More concerning: the developer ecosystem does not exist yet. Zero Stack Overflow questions about UiPath's LangChain or MCP SDKs. Zero third-party tutorials. 190 total GitHub stars across all SDK repos after 15 months. 25 hackathon submissions for 10,000 dollars in prizes. Twenty-two unaddressed developer experience issues — broken methods, undocumented APIs, silently failing features — filed by one user in March with zero UiPath responses.
Does the legacy business help or hurt?
The installed base — thousands of enterprises running mission-critical RPA automations — is the strongest argument for UiPath's transition. These customers could expand their UiPath footprint with agentic capabilities rather than ripping out existing automation infrastructure. The enterprise deal momentum is real: 1M+ customers jumped from 330 to 357, with large deals up 50% year-over-year.

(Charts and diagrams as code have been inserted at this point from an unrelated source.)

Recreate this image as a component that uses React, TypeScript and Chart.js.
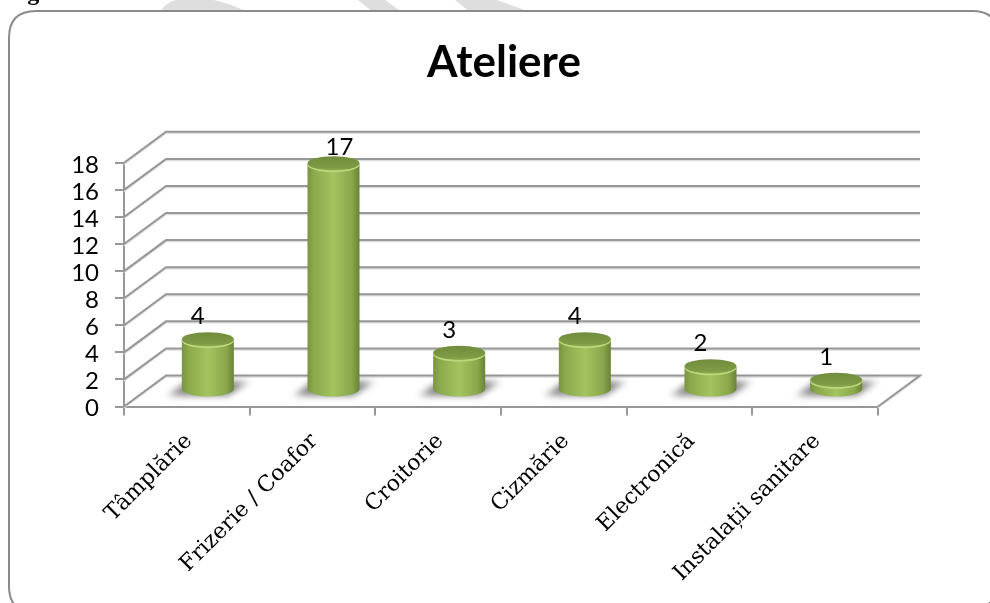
import React, { useEffect, useRef } from "react";
import { Chart, registerables } from "chart.js";

Chart.register(...registerables);

const titleText = "Ateliere";
const captionText = "Figura 8. Numărul total de ateliere";
const categories = ["Tâmplărie", "Frizerie / Coafor", "Croitorie", "Cizmărie", "Electronică", "Instalații sanitare"];
const counts = [4, 17, 3, 4, 2, 1];
const yMax = 18;
const yStep = 2;

const DEPTH_X = 42;
const DEPTH_Y = 31;
const LINE = "#979797";
const LINE_SOFT = "#dcdcdc";
const SANS = "Lato, 'Noto Sans', sans-serif";

function roundedFrame(ctx: CanvasRenderingContext2D) {
  const x = 9, y = 11, w = 990, h = 602, r = 27;
  ctx.beginPath();
  ctx.moveTo(x + r, y);
  ctx.lineTo(x + w - r, y);
  ctx.quadraticCurveTo(x + w, y, x + w, y + r);
  ctx.lineTo(x + w, y + h - r);
  ctx.quadraticCurveTo(x + w, y + h, x + w - r, y + h);
  ctx.lineTo(x + r, y + h);
  ctx.quadraticCurveTo(x, y + h, x, y + h - r);
  ctx.lineTo(x, y + r);
  ctx.quadraticCurveTo(x, y, x + r, y);
  ctx.closePath();
}

const pagePlugin = {
  id: "page",
  beforeDraw(chart: any) {
    const ctx: CanvasRenderingContext2D = chart.ctx;
    ctx.save();
    ctx.fillStyle = "#fff";
    ctx.fillRect(0, 0, chart.width, chart.height);
    // watermark bands behind the chart frame
    ctx.fillStyle = "#dedede";
    ctx.beginPath();
    ctx.moveTo(160, 12);
    ctx.quadraticCurveTo(166, 2, 176, 0);
    ctx.lineTo(214, 0);
    ctx.quadraticCurveTo(232, 4, 247, 12);
    ctx.closePath();
    ctx.moveTo(358, 0);
    ctx.lineTo(385, 0);
    ctx.lineTo(402, 12);
    ctx.lineTo(373, 12);
    ctx.closePath();
    ctx.moveTo(455, 0);
    ctx.lineTo(497, 0);
    ctx.lineTo(530, 12);
    ctx.lineTo(470, 12);
    ctx.closePath();
    ctx.fill();
    // caption of the page, cut by the top edge
    ctx.fillStyle = "#000";
    ctx.font = "bold 24px 'Liberation Serif', serif";
    ctx.textAlign = "left";
    ctx.textBaseline = "alphabetic";
    ctx.fillText(captionText, 6, -0.5);
    // frame
    roundedFrame(ctx);
    ctx.fillStyle = "#fff";
    ctx.fill();
    ctx.strokeStyle = "#8a8a8a";
    ctx.lineWidth = 2;
    ctx.stroke();
    // speck at the lower right
    ctx.fillStyle = "#777";
    ctx.fillRect(989, 602, 1, 1);
    ctx.restore();
  },
};

function strokeLine(ctx: CanvasRenderingContext2D, pts: number[][], color: string, width: number) {
  ctx.strokeStyle = color;
  ctx.lineWidth = width;
  ctx.beginPath();
  pts.forEach((p, i) => (i ? ctx.lineTo(p[0], p[1]) : ctx.moveTo(p[0], p[1])));
  ctx.stroke();
}

const wallPlugin = {
  id: "walls",
  beforeDatasetsDraw(chart: any) {
    const ctx: CanvasRenderingContext2D = chart.ctx;
    const { left, right } = chart.chartArea;
    const yScale = chart.scales.y;
    ctx.save();
    yScale.ticks.forEach((t: any) => {
      const py = yScale.getPixelForValue(t.value);
      const path = [
        [left, py],
        [left + DEPTH_X, py - DEPTH_Y],
        [right + DEPTH_X, py - DEPTH_Y],
      ];
      if (t.value === 0) {
        path.push([right, py]);
      }
      strokeLine(ctx, path.map((p) => [p[0], p[1] + 1.5]), LINE_SOFT, 1.5);
      strokeLine(ctx, path, LINE, 2);
    });
    ctx.restore();
  },
};

function drawCylinder(ctx: CanvasRenderingContext2D, cx: number, topY: number, baseY: number, w: number) {
  const rx = w / 2;
  const ry = 7.5;
  const l = cx - rx;
  const r = cx + rx;

  // floor shadow
  ctx.save();
  ctx.filter = "blur(3px)";
  const sh = ctx.createLinearGradient(l - 20, 0, r + 20, 0);
  sh.addColorStop(0, "rgba(120,120,120,0.15)");
  sh.addColorStop(0.2, "rgba(120,120,120,0.85)");
  sh.addColorStop(0.8, "rgba(120,120,120,0.85)");
  sh.addColorStop(1, "rgba(120,120,120,0.05)");
  ctx.fillStyle = sh;
  ctx.beginPath();
  ctx.moveTo(l - 16, baseY + 7);
  ctx.lineTo(r - 6, baseY + 7);
  ctx.lineTo(r + 18, baseY - 8);
  ctx.lineTo(l + 6, baseY - 8);
  ctx.closePath();
  ctx.fill();
  ctx.restore();

  // body
  const body = ctx.createLinearGradient(l, 0, r, 0);
  body.addColorStop(0, "#7b9440");
  body.addColorStop(0.12, "#8ba84c");
  body.addColorStop(0.5, "#a3c45f");
  body.addColorStop(0.85, "#8aa74c");
  body.addColorStop(1, "#6b8236");
  ctx.fillStyle = body;
  ctx.beginPath();
  ctx.moveTo(l, topY);
  ctx.lineTo(l, baseY);
  ctx.ellipse(cx, baseY, rx, ry, 0, Math.PI, 0, true);
  ctx.lineTo(r, topY);
  ctx.ellipse(cx, topY, rx, ry, 0, 0, Math.PI, false);
  ctx.closePath();
  ctx.fill();

  // rim highlight and top
  ctx.fillStyle = "#bcd87c";
  ctx.beginPath();
  ctx.ellipse(cx, topY + 0.8, rx, ry, 0, 0, Math.PI * 2);
  ctx.fill();
  const top = ctx.createLinearGradient(0, topY - ry, 0, topY + ry);
  top.addColorStop(0, "#718c3c");
  top.addColorStop(0.75, "#7f9b46");
  top.addColorStop(1, "#93b253");
  ctx.fillStyle = top;
  ctx.beginPath();
  ctx.ellipse(cx, topY - 0.6, rx, ry - 0.4, 0, 0, Math.PI * 2);
  ctx.fill();
}

const cylinderPlugin = {
  id: "cylinders",
  beforeDatasetDraw(chart: any, args: any) {
    const ctx: CanvasRenderingContext2D = chart.ctx;
    const meta = args.meta;
    const values = chart.data.datasets[args.index].data as number[];
    const halfDepth = DEPTH_X / 2;
    ctx.save();
    meta.data.forEach((el: any) => {
      drawCylinder(ctx, el.x + halfDepth, el.y - 12.5, el.base - 16.5, el.width);
    });
    ctx.fillStyle = "#000";
    ctx.font = `24px ${SANS}`;
    ctx.textAlign = "center";
    ctx.textBaseline = "middle";
    const topLimit = 147;
    meta.data.forEach((el: any, i: number) => {
      const wanted = el.y - 36;
      const clamped = wanted < topLimit;
      const lx = el.x + halfDepth + (clamped ? 6 : -10);
      ctx.fillText(String(values[i]), lx, clamped ? topLimit : wanted);
    });
    ctx.restore();
    return false;
  },
};

const titleShift = {
  id: "titleShift",
  afterLayout(chart: any) {
    if (chart.titleBlock) {
      chart.titleBlock.left += 3;
      chart.titleBlock.right += 3;
    }
  },
};

export default function App() {
  const ref = useRef<HTMLCanvasElement>(null);
  useEffect(() => {
    const chart = new Chart(ref.current!, {
      type: "bar",
      data: {
        labels: categories,
        datasets: [
          {
            label: titleText,
            data: counts,
            backgroundColor: "#a3c45f",
            categoryPercentage: 1,
            barPercentage: 0.414,
          },
        ],
      },
      plugins: [pagePlugin, wallPlugin, cylinderPlugin, titleShift],
      options: {
        responsive: false,
        animation: false,
        layout: { padding: { left: 0, right: 112, top: 0, bottom: 0 } },
        plugins: {
          legend: { display: false },
          tooltip: { enabled: false },
          title: {
            display: true,
            text: titleText,
            fullSize: false,
            color: "#000",
            font: { family: SANS, size: 44, weight: "bold" },
            padding: { top: 36, bottom: 74 },
          },
        },
        scales: {
          y: {
            min: 0,
            max: yMax,
            afterFit(scale: any) {
              scale.width = 124;
            },
            ticks: {
              stepSize: yStep,
              autoSkip: false,
              color: "#000",
              padding: 16,
              labelOffset: 2,
              font: { family: SANS, size: 24 },
            },
            grid: { drawOnChartArea: false, color: LINE, lineWidth: 2, tickLength: 9 },
            border: { display: true, color: LINE, width: 2 },
          },
          x: {
            offset: true,
            afterFit(scale: any) {
              scale.height = 196.5;
            },
            ticks: {
              color: "#000",
              maxRotation: 45,
              minRotation: 45,
              autoSkip: false,
              padding: 13,
              labelOffset: 2,
              font: { family: "'DejaVu Serif', serif", size: 22 },
            },
            grid: { drawOnChartArea: false, color: LINE, lineWidth: 2, tickLength: 9, offset: true },
            border: { display: true, color: LINE, width: 2 },
          },
        },
      },
    } as any);
    return () => chart.destroy();
  }, []);
  return (
    <canvas
      ref={ref}
      width={990}
      height={603}
      style={{ position: "absolute", left: 0, top: 0, display: "block" }}
    />
  );
}
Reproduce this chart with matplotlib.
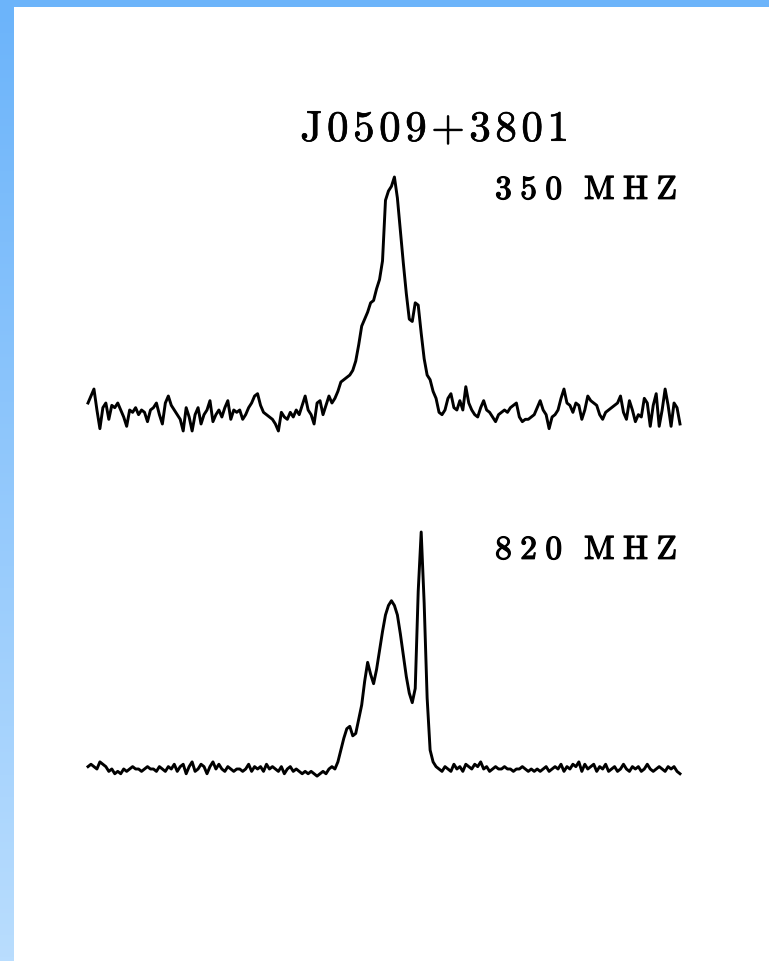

But the legacy also constrains. ARR growth has been stuck at 11% for three consecutive quarters. Net retention (106% constant currency) is slowly eroding. FY2027 guidance implies 9% revenue growth — a deceleration. The agentic narrative has not translated into accelerating growth. Meanwhile, competitors entering the orchestration space do not carry the RPA brand association in a market that is moving beyond RPA.
What did not change between the earnings call and the fireside chat.
No new product shipped. No new customer proof point. The delta between March 11 and April 6 is narrative velocity, not execution velocity. "Coding agents will ship in the next couple of months" became "we pivoted the entire company."
The one verified customer story — One NZ reducing processing time from 4-5 days to 5-10 minutes — checks out against independent sources.
Assessment.
UiPath's strategy is the right one. Becoming the orchestration substrate for an agentic world is the only path that does not end in irrelevance. The engineering work is genuine. But the company is entering a crowded, expanding category where it lacks the structural advantages it had in RPA. The developer ecosystem that would validate the "platform for coding agents" thesis essentially does not exist. The narrative is running well ahead of the evidence.
The worst-case scenario from our RPA research — agents simply replacing RPA — has not materialized yet. The best-case — UiPath becoming the orchestration layer for the agentic era — has not either. This remains a show-me story. The next testable moment is Q1 FY2027 earnings in June 2026.